Une enquête demandée par l'épiscopat allemand lui est favorable. En 1951, c'est le Saint-Office qui désigne un Visiteur apostolique. Lequel Visiteur, muni d'un blanc-seing, retire successivement au Père Kentenich toute autorité sur son Œuvre et tout pouvoir sur ses fondations. Le Père se voit exilé aux U.S.A., et assigné à résidence dans la maison des Pallotins à Milwaukee, sur les bords du lac Michigan. Bien que sûr d'être sur le bon chemin, il accepte sans récrimination, s'en remettant une fois de plus à la Vierge: Schoenstatt est son œuvre! Il y restera quatorze ans: assurant l'aumônerie de la colonie allemande sur place, prêchant des retraites, composant des écrits spirituels, entretenant une correspondance suivie (non interdite) avec Schoenstatt... et faisant l'admiration de son entourage…

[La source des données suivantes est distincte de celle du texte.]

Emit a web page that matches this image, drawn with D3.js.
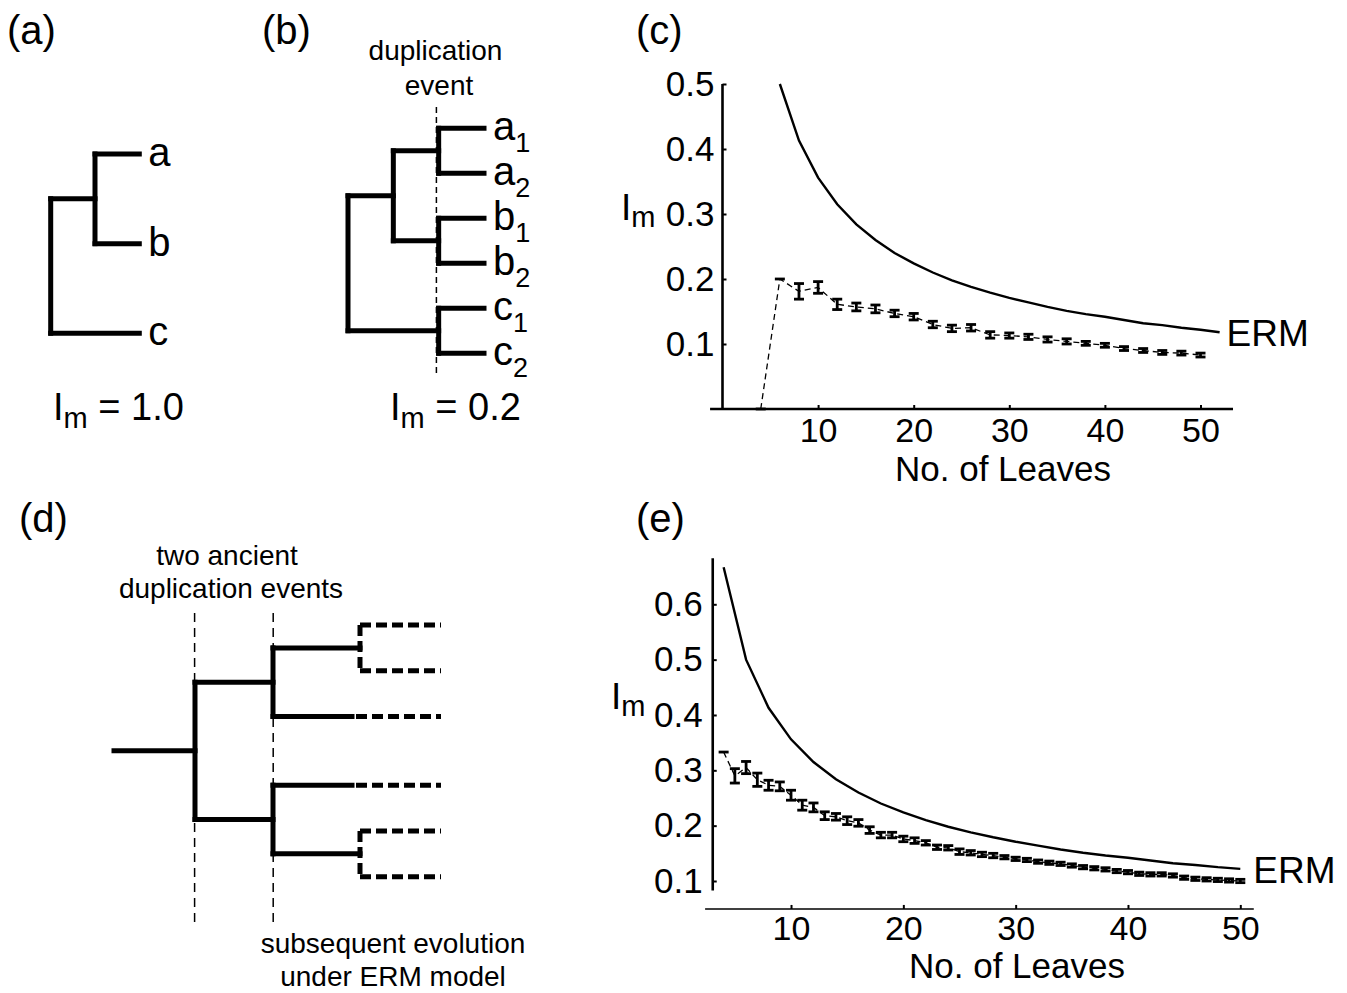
<!DOCTYPE html>
<html><head><meta charset="utf-8">
<script src="https://cdn.jsdelivr.net/npm/d3@7/dist/d3.min.js"></script>
<style>
body{margin:0;background:#fff;}
svg text{font-family:"Liberation Sans", Arial, Helvetica, sans-serif; fill:#000;}
</style></head><body>
<svg id="fig" width="1347" height="993"></svg>
<script>
// ---------------- data ----------------
const xTickValues = [10, 20, 30, 40, 50];
const yTicksC = [0.1, 0.2, 0.3, 0.4, 0.5];
const yTicksE = [0.1, 0.2, 0.3, 0.4, 0.5, 0.6];

// ERM expectation curve (shared by c and e)
const ermLeaves = [4,6,8,10,12,14,16,18,20,22,24,26,28,30,32,34,36,38,40,42,44,46,48,50,52];
const ermValues = [0.667,0.500,0.413,0.356,0.315,0.284,0.260,0.240,0.224,0.210,0.198,0.188,0.179,0.171,0.164,0.157,0.151,0.146,0.142,0.137,0.132,0.129,0.125,0.122,0.118];

// panel (c): simulated trees with one duplication
const leavesC = [4,6,8,10,12,14,16,18,20,22,24,26,28,30,32,34,36,38,40,42,44,46,48,50];
const meanC   = [0,0.200,0.181,0.187,0.161,0.157,0.154,0.147,0.142,0.130,0.124,0.125,0.114,0.113,0.111,0.107,0.104,0.101,0.098,0.093,0.090,0.087,0.086,0.083];
const errC    = [0,0,0.012,0.009,0.008,0.006,0.006,0.005,0.005,0.005,0.005,0.005,0.005,0.004,0.004,0.004,0.004,0.003,0.003,0.003,0.003,0.003,0.003,0.003];

// panel (e): two ancient duplications
const leavesE = [4,5,6,7,8,9,10,11,12,13,14,15,16,17,18,19,20,21,22,23,24,25,26,27,28,29,30,31,32,33,34,35,36,37,38,39,40,41,42,43,44,45,46,47,48,49,50];
const meanE   = [0.333,0.290,0.305,0.283,0.273,0.271,0.255,0.237,0.233,0.218,0.216,0.209,0.205,0.192,0.183,0.183,0.176,0.173,0.169,0.161,0.160,0.153,0.151,0.148,0.146,0.143,0.140,0.138,0.135,0.133,0.131,0.128,0.125,0.123,0.121,0.118,0.116,0.113,0.112,0.112,0.110,0.106,0.104,0.103,0.102,0.101,0.100];
const errE    = [0,0.013,0.011,0.012,0.009,0.008,0.009,0.009,0.008,0.007,0.006,0.007,0.006,0.006,0.005,0.005,0.005,0.005,0.004,0.004,0.004,0.005,0.004,0.004,0.004,0.003,0.003,0.003,0.003,0.003,0.003,0.003,0.003,0.003,0.003,0.003,0.003,0.003,0.003,0.003,0.003,0.003,0.003,0.003,0.003,0.003,0.003];

// trees (t = node age level)
const treeA = {t:0, children:[{t:1, children:[{t:2,name:"a"},{t:2,name:"b"}]},{t:2,name:"c"}]};
const treeB = {t:0, children:[
  {t:1, children:[{t:2, children:[{t:3,name:"a",sub:"1"},{t:3,name:"a",sub:"2"}]},
                  {t:2, children:[{t:3,name:"b",sub:"1"},{t:3,name:"b",sub:"2"}]}]},
  {t:2, children:[{t:3,name:"c",sub:"1"},{t:3,name:"c",sub:"2"}]}]};
const treeD = {t:0, stem:-1, children:[
  {t:1, children:[{t:2, children:[{t:3},{t:3}]},{t:3}]},
  {t:1, children:[{t:3},{t:2, children:[{t:3},{t:3}]}]}]};

// ---------------- drawing ----------------
const svg = d3.select("#fig");
const FONT = '"Liberation Sans", Arial, Helvetica, sans-serif';

function panelLabel(txt, x, y){
  svg.append("text").attr("x",x).attr("y",y).attr("font-size",40).text(txt);
}
panelLabel("(a)", 7, 44);
panelLabel("(b)", 262, 44);
panelLabel("(c)", 636, 44);
panelLabel("(d)", 19, 532);
panelLabel("(e)", 636, 532);

function drawTree(tree, cfg){
  const g = svg.append("g");
  const root = d3.hierarchy(tree);
  const leaves = root.leaves();
  leaves.forEach((lf, i) => {
    const top = lf.ancestors().find(a => a.depth === 1);
    const gi = root.children.indexOf(top);
    lf.slot = i + (cfg.cladeGap ? cfg.cladeGap * gi : 0);
  });
  const maxSlot = d3.max(leaves, d => d.slot);
  const y = d3.scaleLinear().domain([0, maxSlot]).range(cfg.yRange);
  const x = d3.scaleLinear().domain(cfg.tDomain).range(cfg.xRange);
  root.eachAfter(n => {
    n.py = n.children ? d3.mean(n.children, c => c.py) : y(n.slot);
  });
  const ermT = cfg.ermT === undefined ? Infinity : cfg.ermT;
  function seg(x1,y1,x2,y2,dashed){
    const l = g.append("line").attr("x1",x1).attr("y1",y1).attr("x2",x2).attr("y2",y2)
      .attr("stroke","#000").attr("stroke-width",5);
    if(dashed) l.attr("stroke-dasharray","11,5").attr("stroke-linecap","butt");
    else l.attr("stroke-linecap","square");
  }
  root.each(n => {
    if(!n.children) return;
    const nx = x(n.data.t);
    const ys = n.children.map(c => c.py);
    seg(nx, d3.min(ys), nx, d3.max(ys), n.data.t >= ermT);
    n.children.forEach(c => {
      const cx = x(c.data.t);
      if(c.data.t > ermT && n.data.t < ermT){
        seg(nx, c.py, x(ermT) - (c.children ? 3 : 8), c.py, false);
        if(!c.children) seg(x(ermT) - 4, c.py, cx, c.py, true);
        else seg(x(ermT)-3, c.py, x(ermT), c.py, false);
      } else {
        seg(nx, c.py, cx, c.py, n.data.t >= ermT);
      }
    });
  });
  if(tree.stem !== undefined){
    seg(x(tree.stem), root.py, x(tree.t), root.py, false);
  }
  if(cfg.labels){
    leaves.forEach(lf => {
      const t = g.append("text").attr("x", x(lf.data.t) + 9).attr("y", lf.py + 12)
        .attr("font-size", cfg.labelSize);
      t.append("tspan").text(lf.data.name);
      if(lf.data.sub) t.append("tspan").attr("font-size", 27).attr("dy", 12).text(lf.data.sub);
    });
  }
  return {x, y, root};
}

// (a)
drawTree(treeA, {tDomain:[0,2], xRange:[50.7,139.3], yRange:[154,333.3], labels:true, labelSize:40});
// (b)
svg.append("line").attr("x1",436.4).attr("x2",436.4).attr("y1",107).attr("y2",374)
  .attr("stroke","#000").attr("stroke-width",1.5).attr("stroke-dasharray","6,4");
drawTree(treeB, {tDomain:[0,3], xRange:[348,484], yRange:[128.3,353.3], labels:true, labelSize:40});
svg.append("text").attr("x",435.5).attr("y",60).attr("text-anchor","middle").attr("font-size",28).text("duplication");
svg.append("text").attr("x",439).attr("y",95).attr("text-anchor","middle").attr("font-size",28).text("event");

function imText(x, y, rest){
  const t = svg.append("text").attr("x",x).attr("y",y).attr("font-size",38);
  t.append("tspan").text("I");
  t.append("tspan").attr("font-size",29).attr("dy",8).text("m");
  if(rest) t.append("tspan").attr("dy",-8).text(rest);
}
imText(53, 420, " = 1.0");
imText(390, 420, " = 0.2");

// (d)
[194.6, 273.2].forEach(xx => {
  svg.append("line").attr("x1",xx).attr("x2",xx).attr("y1",613).attr("y2",926)
    .attr("stroke","#000").attr("stroke-width",1.5).attr("stroke-dasharray","9,6");
});
drawTree(treeD, {tDomain:[-1,0,1,2,3], xRange:[114,195,273,360,441], yRange:[625,876.7], cladeGap:0.5, ermT:2});
svg.append("text").attr("x",227).attr("y",565).attr("text-anchor","middle").attr("font-size",28).text("two ancient");
svg.append("text").attr("x",231).attr("y",598).attr("text-anchor","middle").attr("font-size",28).text("duplication events");
svg.append("text").attr("x",393).attr("y",953).attr("text-anchor","middle").attr("font-size",28).text("subsequent evolution");
svg.append("text").attr("x",393).attr("y",986).attr("text-anchor","middle").attr("font-size",28).text("under ERM model");

// ---------------- line plots ----------------
function drawPlot(cfg){
  const g = svg.append("g");
  const x = d3.scaleLinear().domain([0,50]).range(cfg.xRange);
  const y = d3.scaleLinear().domain(cfg.yDomain).range(cfg.yRange);

  const xAxis = d3.axisBottom(x).tickValues(xTickValues).tickSizeInner(-4).tickSizeOuter(0)
    .tickPadding(cfg.xPad).tickFormat(d3.format("d"));
  const gx = g.append("g").attr("transform",`translate(0,${y(cfg.xAxisAt)})`).call(xAxis);
  gx.select(".domain").remove();
  gx.attr("font-size",34).attr("font-family",FONT);
  gx.selectAll(".tick line").attr("stroke-width",2);
  gx.append("line").attr("x1",x(cfg.xExtent[0])).attr("x2",x(cfg.xExtent[1]))
    .attr("stroke","#000").attr("stroke-width",cfg.xAxisW);

  const yAxis = d3.axisLeft(y).tickValues(cfg.yTicks).tickSizeInner(-4).tickSizeOuter(0)
    .tickPadding(cfg.yPad).tickFormat(d3.format(".1f"));
  const gy = g.append("g").attr("transform",`translate(${x(cfg.yAxisAt)},0)`).call(yAxis);
  gy.select(".domain").remove();
  gy.attr("font-size",35).attr("font-family",FONT);
  gy.selectAll(".tick line").attr("stroke-width",2);
  gy.append("line").attr("y1",y(cfg.yExtent[0])).attr("y2",y(cfg.yExtent[1]))
    .attr("stroke","#000").attr("stroke-width",2.6);

  const erm = ermLeaves.map((n,i)=>[n, ermValues[i]]).filter(d => d[0] >= cfg.ermRange[0] && d[0] <= cfg.ermRange[1]);
  g.append("path").datum(erm)
    .attr("d", d3.line().x(d=>x(d[0])).y(d=>y(d[1])))
    .attr("fill","none").attr("stroke","#000").attr("stroke-width",2.4);
  const last = erm[erm.length-1];
  g.append("text").attr("x", x(last[0]) + cfg.ermDx).attr("y", y(last[1]) + 14).attr("font-size",37).text("ERM");

  const pts = cfg.leaves.map((n,i)=>({n, m:cfg.mean[i], e:cfg.err[i]}));
  g.append("path").datum(pts)
    .attr("d", d3.line().x(d=>x(d.n)).y(d=>y(d.m)))
    .attr("fill","none").attr("stroke","#000").attr("stroke-width",1.3).attr("stroke-dasharray","6,4");
  const cap = cfg.cap;
  const eb = g.append("g").attr("stroke","#000").attr("stroke-width",2.8);
  pts.forEach(d => {
    const cx = x(d.n);
    if(d.e > 0){
      eb.append("line").attr("x1",cx).attr("x2",cx).attr("y1",y(d.m-d.e)).attr("y2",y(d.m+d.e));
      eb.append("line").attr("x1",cx-cap/2).attr("x2",cx+cap/2).attr("y1",y(d.m-d.e)).attr("y2",y(d.m-d.e));
      eb.append("line").attr("x1",cx-cap/2).attr("x2",cx+cap/2).attr("y1",y(d.m+d.e)).attr("y2",y(d.m+d.e));
    } else {
      eb.append("line").attr("x1",cx-cap/2).attr("x2",cx+cap/2).attr("y1",y(d.m)).attr("y2",y(d.m));
    }
  });

  g.append("text").attr("x", cfg.xTitle[0]).attr("y", cfg.xTitle[1]).attr("text-anchor","middle")
    .attr("font-size",35).text("No. of Leaves");
  const yt = g.append("text").attr("x", cfg.yTitle[0]).attr("y", cfg.yTitle[1]).attr("font-size",37);
  yt.append("tspan").text("I");
  yt.append("tspan").attr("font-size",29).attr("dy",7).text("m");
}

drawPlot({
  xRange:[722.5,1200.5], yDomain:[0,0.5], yRange:[409,84],
  xAxisAt:0, xExtent:[-1.3,53.4], xAxisW:2.6, xPad:9,
  yAxisAt:0, yExtent:[0,0.5], yTicks:yTicksC, yPad:8,
  ermRange:[6,52], ermDx:7, leaves:leavesC, mean:meanC, err:errC, cap:10,
  xTitle:[1003,481], yTitle:[621,220]
});
drawPlot({
  xRange:[678.7,1240.3], yDomain:[0.1,0.6], yRange:[881,604.3],
  xAxisAt:0.0495, xExtent:[2.35,51.2], xAxisW:1.6, xPad:7,
  yAxisAt:3.03, yExtent:[0.083,0.683], yTicks:yTicksE, yPad:10,
  ermRange:[4,50], ermDx:13, leaves:leavesE, mean:meanE, err:errE, cap:10,
  xTitle:[1017,978], yTitle:[611,709]
});
</script>
</body></html>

Retour à Schoenstatt - Départ vers le Père

 Entre-temps l'Œuvre, demeurée pleinement fidèle à l'autorité spirituelle du Père-fondateur, n'a cessé de grandir et de se consolider dans ses différentes branches. L'épreuve, une fois de plus, permettait de manifester, en même temps que la parfaite soumission filiale du Père, l'authenticité de la fondation et sa totale fidélité à l'Église.

Entre-temps aussi et dès le début, de divers côtés, des démarches avaient été entreprises pour mettre fin à son exil, le réhabiliter dans son honneur, le rétablir dans toute son autorité de Fondateur.

À peine élu Pape, Paul VI s'y emploie personnellement. C'est ainsi que le Père Kentenich peut revenir à Rome vers la fin du Concile. Dans les jours qui en suivent la clôture, il est reçu en audience par le Saint-Père, qui lui demande pardon au nom de l'Eglise et lève toutes réserves, toutes interdictions. Dès son retour à Schoenstatt, la veille de Noël 1965, - il vient d'avoir quatre-vingts ans -, il se remet à l'ouvrage, faisant preuve d'une grande vitalité, signe de la force de l'Esprit en lui. Il témoigne aussi plus que jamais d'une grande bonté paternelle, reflet pour beaucoup de la bonté du Père céleste. Il réunit les responsables des diverses associations schoenstattiennes et fixe avec eux les grandes lignes de l'avenir. Il prêche encore des retraites, visite des évêques, les communautés, insiste auprès des siens sur la confiance à garder en Marie. Le Père Kentenich meurt subitement le 15 septembre 1968, alors qu'il vient de célébrer la messe dans l'église de la Très Trinité récemment érigée sur l'une des collines de Schoenstatt.

Sa cause de béatification a été introduite à Rome en 1975.

 
Conclusion

 Assumant dans sa vocation l'enseignement de Montfort, et le vivant avec son charisme personnel, Joseph Kentenich demeure pour nous un « témoin et un maître» de ce que peut une spiritualité apostolique appuyée sur le rôle maternel de Marie : «Rien sans Toi, rien sans nous », dit une devise de Schoenstatt. Un témoin bien actuel au moment d'entrer dans le IIIe millénaire...

Sur la tombe du Père, au lieu même de sa mort, ces simples mots: Il a aimé l'Église. Avec Marie il a aimé le Christ, avec elle il a aimé et servi son Église.